Think about artificial weight transfer this way. Let's make up some numbers first of all. Let's say our buggy weighs 4 lbs. Let's also say that 60% of that weight is on the rear wheels in MM. That's 2.4 lbs on the rear end. Lets say that in rear motor there's 70% weight on the rear wheels. That's 2.8 lbs on the wheels. You can already see a .4 lb difference. Most people run RM3 which opposes an artificial weight transfer from the motor. Most people also run 3 rear kick which also further reduces weight transfer to the rear.

In MM4, the motor rotation assists in shifting weight bias to the rear. It does this by taking it away from the front. MM4 cars have been known to wheelie even on tracks that RM cars don't. If it wheelies, that's 4 lbs of weight on the rear wheels so good forward grip. However that's also 0 weight on the front wheels which is useless for on power cornering. You've got to baby it. To compensate people run rear kick and add weight up front. That certainly helps but doesn't change the fact that under hard braking during turn in, weight is shifted forwards which is less side grip on the rear. That's why many MM cars spin out easier going into looser track corners than RM cars do.

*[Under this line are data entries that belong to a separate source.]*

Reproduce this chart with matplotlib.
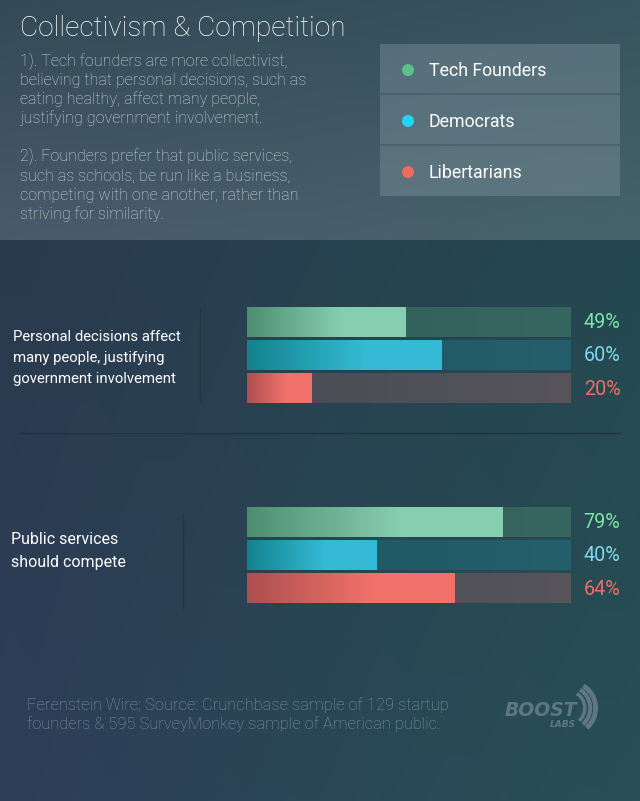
import numpy as np
import matplotlib
matplotlib.use('Agg')
import matplotlib.pyplot as plt
import matplotlib.transforms as mtransforms
from matplotlib.colors import LinearSegmentedColormap
from matplotlib.patches import Rectangle, Circle, Arc

# data
groups = ['Tech Founders', 'Democrats', 'Libertarians']
questions = ['Personal decisions affect\nmany people, justifying\ngovernment involvement',
             'Public services\nshould compete']
personal_vals = [49, 60, 20]
compete_vals = [79, 40, 64]
title = 'Collectivism & Competition'
notes = ['1). Tech founders are more collectivist,',
         'believing that personal decisions, such as',
         'eating healthy, affect many people,',
         'justifying government involvement.',
         '',
         '2). Founders prefer that public services,',
         'such as schools, be run like a business,',
         'competing with one another, rather than',
         'striving for similarity.']
source = ['Ferenstein Wire; Source: Crunchbase sample of 129 startup',
          'founders & 595 SurveyMonkey sample of American public.']

# styles
dot_cols = ['#5cbf8e', '#22d5f2', '#ef6960']
val_cols = ['#7ee3a6', '#80d8ef', '#ef6d62']
fill_dark = ['#4e8e70', '#13828f', '#ad4f4f']
fill_light = ['#87ceb0', '#34bad4', '#f1716a']
track_l = ['#2f5f58', '#1f5762', '#474c55']
track_r = ['#376660', '#245f6b', '#57545b']
light = ['Roboto', 'DejaVu Sans']
narrow = ['Roboto', 'DejaVu Sans']

W, H = 640, 801
fig = plt.figure(figsize=(W / 100, H / 100), dpi=100)
bg = fig.add_axes([0, 0, 1, 1])
bg.set_xlim(0, W)
bg.set_ylim(H, 0)
bg.axis('off')

# background gradient
def bilinear(tl, tr, bl, br, h, w):
    yy = np.linspace(0, 1, h)[:, None, None]
    xx = np.linspace(0, 1, w)[None, :, None]
    tl, tr, bl, br = [np.array(c, float)[None, None, :] / 255 for c in (tl, tr, bl, br)]
    top = tl * (1 - xx) + tr * xx
    bot = bl * (1 - xx) + br * xx
    return top * (1 - yy) + bot * yy

img = np.zeros((H, W, 3))
img[:240] = bilinear((50, 74, 86), (56, 84, 94), (74, 90, 108), (70, 100, 106), 240, W)
img[240:] = bilinear((42, 58, 78), (36, 72, 80), (45, 62, 88), (40, 80, 86), H - 240, W)
bg.imshow(img, extent=[0, W, H, 0], aspect='auto', zorder=0)

# title and notes
bg.text(20, 36, title, fontsize=20.2, color='white', family=light, weight='light')
for k, line in enumerate(notes):
    bg.text(20, 66 + k * 19.1, line, fontsize=11.6, color='#d0d5d9', family=light, weight='light')

# legend box
bg.add_patch(Rectangle((380, 44), 240, 152, facecolor='#7b919c', alpha=0.45, edgecolor='none', zorder=1))
for yy in (94, 145):
    bg.plot([380, 620], [yy, yy], color='#4a5f6b', lw=1.2, zorder=2)
for k, g in enumerate(groups):
    cy = 70 + k * 51
    bg.add_patch(Circle((408, cy), 6, facecolor=dot_cols[k], edgecolor='none', zorder=3))
    bg.text(429, cy + 1, g, fontsize=12.8, color='white', family=narrow, va='center', zorder=3)

# divider lines
bg.plot([20, 620], [433, 433], color='#1f3440', lw=1, zorder=1)
bg.plot([200, 200], [308, 402], color='#223845', lw=1, zorder=1)
bg.plot([183, 183], [515, 608], color='#223845', lw=1, zorder=1)

# question labels
bg.text(13, 358, questions[0], fontsize=10.7, color='white', family=narrow, va='center',
        linespacing=1.68)
bg.text(11, 551, questions[1], fontsize=11.5, color='white', family=narrow, va='center',
        linespacing=1.7)

# bars
h = 0.9
def bar_group(top_px, vals):
    pitch = 33.2
    height_px = (2 + h) * pitch
    ax = fig.add_axes([246.5 / W, 1 - (top_px + height_px) / H, 324 / W, height_px / H])
    ax.axis('off')
    ax.patch.set_alpha(0)
    ramp = np.clip(np.linspace(0, 1, 256) / 0.6, 0, 1)[None, :]
    tramp = np.linspace(0, 1, 256)[None, :]
    for i, v in enumerate(vals):
        tcm = LinearSegmentedColormap.from_list('t%d' % i, [track_l[i], track_r[i]])
        tb = ax.barh(i, 100, height=h, color=track_r[i], linewidth=0)[0]
        ax.imshow(tramp, extent=[0, 100, i + h / 2, i - h / 2], aspect='auto', cmap=tcm,
                  clip_path=tb, zorder=2)
        fcm = LinearSegmentedColormap.from_list('f%d' % i, [fill_dark[i], fill_light[i]])
        fb = ax.barh(i, v, height=h, color=fill_light[i], linewidth=0, zorder=3)[0]
        ax.imshow(ramp, extent=[0, v, i + h / 2, i - h / 2], aspect='auto', cmap=fcm,
                  clip_path=fb, zorder=4)
        trans = mtransforms.blended_transform_factory(ax.transAxes, ax.transData)
        ax.text(1.154, i + 0.02, '%d%%' % v, transform=trans, ha='right', va='center',
                fontsize=14.2, color=val_cols[i], family=narrow, clip_on=False)
    ax.set_xlim(0, 100)
    ax.set_ylim(2 + h / 2, -h / 2)

bar_group(307, personal_vals)
bar_group(507, compete_vals)

# source
for k, line in enumerate(source):
    bg.text(27, 710 + k * 19.5, line, fontsize=11.9, color='#8194a0', family=light, weight='light')

# logo
logo_c = '#5f7683'
bg.text(505, 716, 'BOOST', fontsize=13.5, color=logo_c, weight='heavy', style='italic',
        family=['DejaVu Sans'])
bg.text(550, 727, 'LABS', fontsize=6.5, color=logo_c, weight='heavy', style='italic',
        family=['DejaVu Sans'])
for r, lw in ((22, 2.5), (28, 3), (34, 3.5)):
    bg.add_patch(Arc((565 + r * 0.3, 708), r * 1.2, r * 1.4, theta1=-70, theta2=60,
                     color=logo_c, lw=lw))

fig.savefig('out.png', dpi=100)
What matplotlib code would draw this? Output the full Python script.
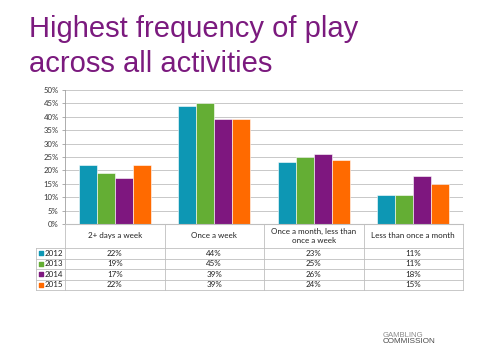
import numpy as np
import matplotlib
matplotlib.use("Agg")
import matplotlib.pyplot as plt

categories = ["2+ days a week", "Once a week", "Once a month, less than\nonce a week",
              "Less than once a month"]
years = ["2012", "2013", "2014", "2015"]
v2012 = [22, 44, 23, 11]
v2013 = [19, 45, 25, 11]
v2014 = [17, 39, 26, 18]
v2015 = [22, 39, 24, 15]
series = [v2012, v2013, v2014, v2015]
colors = ["#0D97B4", "#64AE34", "#7E177F", "#FF6A00"]

W, H = 480, 364
fig = plt.figure(figsize=(W / 100, H / 100), dpi=100)
fig.patch.set_facecolor("white")

def px_axes(x0, y0, x1, y1):
    # pixel box (top-left origin) -> figure axes
    return fig.add_axes([x0 / W, 1 - y1 / H, (x1 - x0) / W, (y1 - y0) / H])

title_lines = ["Highest frequency of play", "across all activities"]
for line, base in zip(title_lines, [37, 72]):
    fig.text(29 / W, 1 - base / H, line, color="#7B1A7E", fontsize=21,
             family="Liberation Sans", ha="left", va="baseline")

# bars
ax = px_axes(65, 90, 463, 224)
x = np.arange(len(categories))
bw = 0.18
for i, (vals, c) in enumerate(zip(series, colors)):
    ax.bar(x + (i - 1.5) * bw, vals, bw, color=c, edgecolor="white", linewidth=0.4,
           zorder=3)
ax.set_xlim(-0.5, len(categories) - 0.5)
ax.set_ylim(0, 50)
ax.set_yticks(np.arange(0, 51, 5))
ax.set_yticklabels([f"{t}%" for t in range(0, 51, 5)])
ax.tick_params(axis="y", labelsize=5.6, length=2.5, color="#A0A0A0", width=0.6,
               pad=2, labelcolor="#333333")
ax.set_xticks([])
for lab in ax.get_yticklabels():
    lab.set_family("Lato")
ax.grid(axis="y", color="#C8C8C8", linewidth=0.7, zorder=0)
for s in ["top", "right", "bottom"]:
    ax.spines[s].set_visible(False)
ax.spines["left"].set_color("#A0A0A0")
ax.spines["left"].set_linewidth(0.6)

# data table below the axis
tab = px_axes(65, 224, 463, 300)
tab.set_xlim(-0.5, len(categories) - 0.5)
tab.set_ylim(76, 0)
tab.axis("off")
lc = "#BFBFBF"
hdr = 24
rh = 10.5
lab_w = 0.29
xl = -0.5 - lab_w
tab.plot([-0.5, len(categories) - 0.5], [0, 0], color=lc, lw=0.8, clip_on=False)
for k in range(len(years) + 1):
    yy = hdr + k * rh
    tab.plot([xl, len(categories) - 0.5], [yy, yy], color=lc, lw=0.6, clip_on=False)
for j in range(len(categories) + 1):
    tab.plot([j - 0.5, j - 0.5], [0, hdr + len(years) * rh], color=lc, lw=0.6,
             clip_on=False)
tab.plot([xl, xl], [hdr, hdr + len(years) * rh], color=lc, lw=0.6, clip_on=False)
fs = 5.8
for j, cat in enumerate(categories):
    tab.text(j, hdr / 2, cat, ha="center", va="center", fontsize=fs,
             family="Lato", color="#222222", linespacing=1.3)
for k, (yr, vals, c) in enumerate(zip(years, series, colors)):
    yc = hdr + (k + 0.5) * rh
    tab.scatter([xl + 0.045], [yc], marker="s", s=5, color=c, clip_on=False)
    tab.text(xl + 0.085, yc, yr, ha="left", va="center", fontsize=fs,
             family="Lato", color="#222222")
    for j, v in enumerate(vals):
        tab.text(j, yc, f"{v}%", ha="center", va="center", fontsize=fs,
                 family="Lato", color="#222222")

# logo text
fig.text(383 / W, 1 - 337 / H, "GAMBLING", color="#8C8C8C", fontsize=5.6,
         family="Liberation Sans", ha="left", va="baseline")
fig.text(383 / W, 1 - 343 / H, "COMMISSION", color="#4A4A4A", fontsize=5.9,
         family="Liberation Sans", ha="left", va="baseline")

fig.savefig("out.png", dpi=100, facecolor="white")
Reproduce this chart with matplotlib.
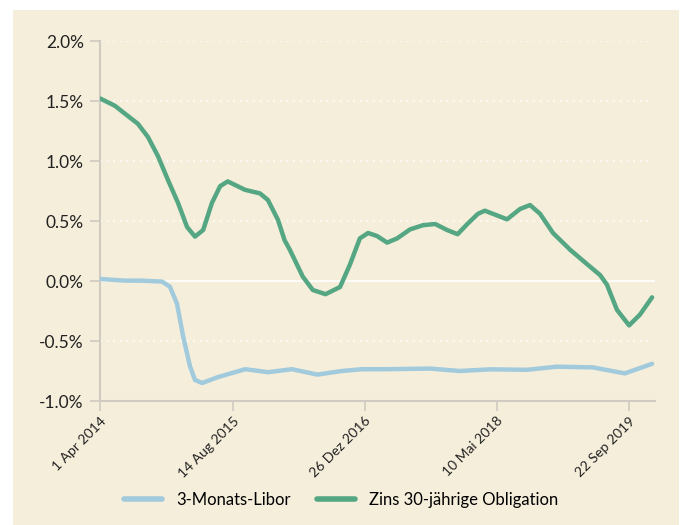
import matplotlib
matplotlib.use("Agg")
import matplotlib.pyplot as plt
import numpy as np
from matplotlib.patches import Rectangle
from matplotlib.ticker import FuncFormatter

plt.rcParams['font.family'] = ['Lato', 'DejaVu Sans']

green_dates = ["2014-04-01", "2014-05-26", "2014-07-14", "2014-08-21", "2014-09-28", "2014-11-05",
               "2014-12-13", "2015-01-20", "2015-02-23", "2015-03-25", "2015-04-25", "2015-05-28",
               "2015-06-28", "2015-07-27", "2015-09-30", "2015-11-26", "2015-12-26", "2016-02-02",
               "2016-02-27", "2016-03-18", "2016-05-06", "2016-06-13", "2016-07-31", "2016-09-24",
               "2016-11-01", "2016-12-08", "2017-01-08", "2017-02-11", "2017-03-21", "2017-04-28",
               "2017-06-16", "2017-08-04", "2017-09-19", "2017-11-03", "2017-12-13", "2018-01-21",
               "2018-02-28", "2018-03-26", "2018-06-18", "2018-08-06", "2018-09-13", "2018-10-21",
               "2018-12-09", "2019-02-12", "2019-04-17", "2019-06-05", "2019-07-01", "2019-08-08",
               "2019-09-23", "2019-11-03", "2019-12-19"]
green_values = [1.52, 1.46, 1.375, 1.31, 1.20, 1.04,
                0.84, 0.65, 0.45, 0.37, 0.425, 0.65,
                0.79, 0.83, 0.76, 0.73, 0.675, 0.51,
                0.34, 0.26, 0.036, -0.075, -0.11, -0.05,
                0.14, 0.355, 0.40, 0.375, 0.32, 0.355,
                0.43, 0.465, 0.475, 0.425, 0.39, 0.48,
                0.56, 0.586, 0.514, 0.60, 0.633, 0.56,
                0.40, 0.26, 0.14, 0.05, -0.03, -0.24,
                -0.37, -0.28, -0.136]

blue_dates = ["2014-04-01", "2014-07-03", "2014-09-05", "2014-11-20", "2014-12-20", "2015-01-16",
              "2015-02-08", "2015-03-06", "2015-03-25", "2015-04-21", "2015-06-21", "2015-10-01",
              "2015-12-26", "2016-03-26", "2016-06-30", "2016-10-01", "2016-12-16", "2017-03-13",
              "2017-08-31", "2017-12-22", "2018-04-15", "2018-09-02", "2018-12-24", "2019-05-09",
              "2019-09-07", "2019-12-19"]
blue_values = [0.017, 0.003, 0.003, -0.005, -0.047, -0.19,
               -0.46, -0.71, -0.825, -0.85, -0.80, -0.735,
               -0.76, -0.735, -0.78, -0.75, -0.735, -0.735,
               -0.73, -0.75, -0.736, -0.74, -0.714, -0.72,
               -0.77, -0.69]

tick_dates = ["2014-04-01", "2015-08-14", "2016-12-26", "2018-05-10", "2019-09-22"]
tick_labels = ["1 Apr 2014", "14 Aug 2015", "26 Dez 2016", "10 Mai 2018", "22 Sep 2019"]
y_ticks = [-1.0, -0.5, 0.0, 0.5, 1.0, 1.5, 2.0]

series_names = ["3-Monats-Libor", "Zins 30-jährige Obligation"]

BG = "#f5eedb"
GREEN = "#55a783"
BLUE = "#a2cadd"
AXC = "#cfcac2"

W, H = 682, 525
fig = plt.figure(figsize=(W / 100, H / 100), dpi=100)
fig.patch.set_facecolor("white")
bg = Rectangle((13 / W, 0), (679 - 13) / W, (525 - 10) / H,
               transform=fig.transFigure, facecolor=BG, edgecolor="none", zorder=-10)
fig.add_artist(bg)

left, right, top, bottom = 100.4, 655, 41, 401
ax = fig.add_axes([left / W, 1 - bottom / H, (right - left) / W, (bottom - top) / H])
ax.set_zorder(1)
ax.set_facecolor("none")

gd = np.array(green_dates, dtype="datetime64[D]")
bd = np.array(blue_dates, dtype="datetime64[D]")
td = np.array(tick_dates, dtype="datetime64[D]")

ax.plot(bd, blue_values, color=BLUE, lw=3.2, solid_capstyle="round", solid_joinstyle="round", zorder=3,
        label=series_names[0])
ax.plot(gd, green_values, color=GREEN, lw=3.2, solid_capstyle="round", solid_joinstyle="round", zorder=4,
        label=series_names[1])

ax.set_xlim(np.datetime64("2014-04-01"), np.datetime64("2019-12-30"))
ax.set_ylim(-1.0, 2.0)

for v in y_ticks:
    if v == 0.0:
        ax.axhline(v, color="white", lw=1.2, zorder=2)
    elif v > -1.0:
        ax.axhline(v, xmax=(652 - left) / (right - left), color="white", lw=1.2,
                   linestyle=(0, (1, 3)), zorder=2)

for s in ["top", "right"]:
    ax.spines[s].set_visible(False)
ax.spines["left"].set_color(AXC)
ax.spines["bottom"].set_color(AXC)
ax.spines["left"].set_linewidth(1.5)
ax.spines["bottom"].set_linewidth(1.5)

ax.set_yticks(y_ticks)
ax.yaxis.set_major_formatter(FuncFormatter(lambda v, p: f"{v:.1f}%"))
ax.tick_params(axis="y", length=7, width=1.2, color=AXC, labelsize=12.5, labelcolor="#222222", pad=5)

ax.set_xticks(td)
ax.set_xticklabels(tick_labels, rotation=45, ha="right", rotation_mode="anchor")
ax.tick_params(axis="x", length=7, width=1.2, color=AXC, labelsize=10, labelcolor="#222222", pad=3)

leg = fig.legend(loc="center", bbox_to_anchor=(0.5, 1 - 500 / H), ncol=2, frameon=False,
                 fontsize=12, handlelength=2.3, columnspacing=1.6, handletextpad=0.8)
for line in leg.get_lines():
    line.set_linewidth(4)

fig.savefig("out.png", dpi=100, facecolor="white")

You may be saying that MM3 isn't going to do any better going into a corner. That's true but only if you leave the weight distribution the same. I add some weight. I just don't add it up front. I add it in back. I increase the weight on drive wheels. I also run no rear kick which also helps a bit with rear weight transfer under acceleration. I may not get 4 lbs of weight on the wheels under hard acceleration but if you don't need that much, why have it? The added weight on my rear wheels is also an aid in corner turn in off power. When I get on the throttle, I keep more grip on the wheels that steer.

Have I ever run MM4? Yes. We had one track layout that had berms for corners that you had to ride like a skateboard and no sweeping corners. That was a point and shoot layout. MM4 worked better there. Then again RM3 worked better yet since it was more controllable. If I can't make MM3 work, I'll go back to RM3. I don't ever like the motor rotating in the same direction as the wheels. It's much more twitchy to drive.

If you just run MM3 on a low grip track but you don't take the time to pay attention to weight or a balanced spring setup, you will be disappointed. Most people don't, and are.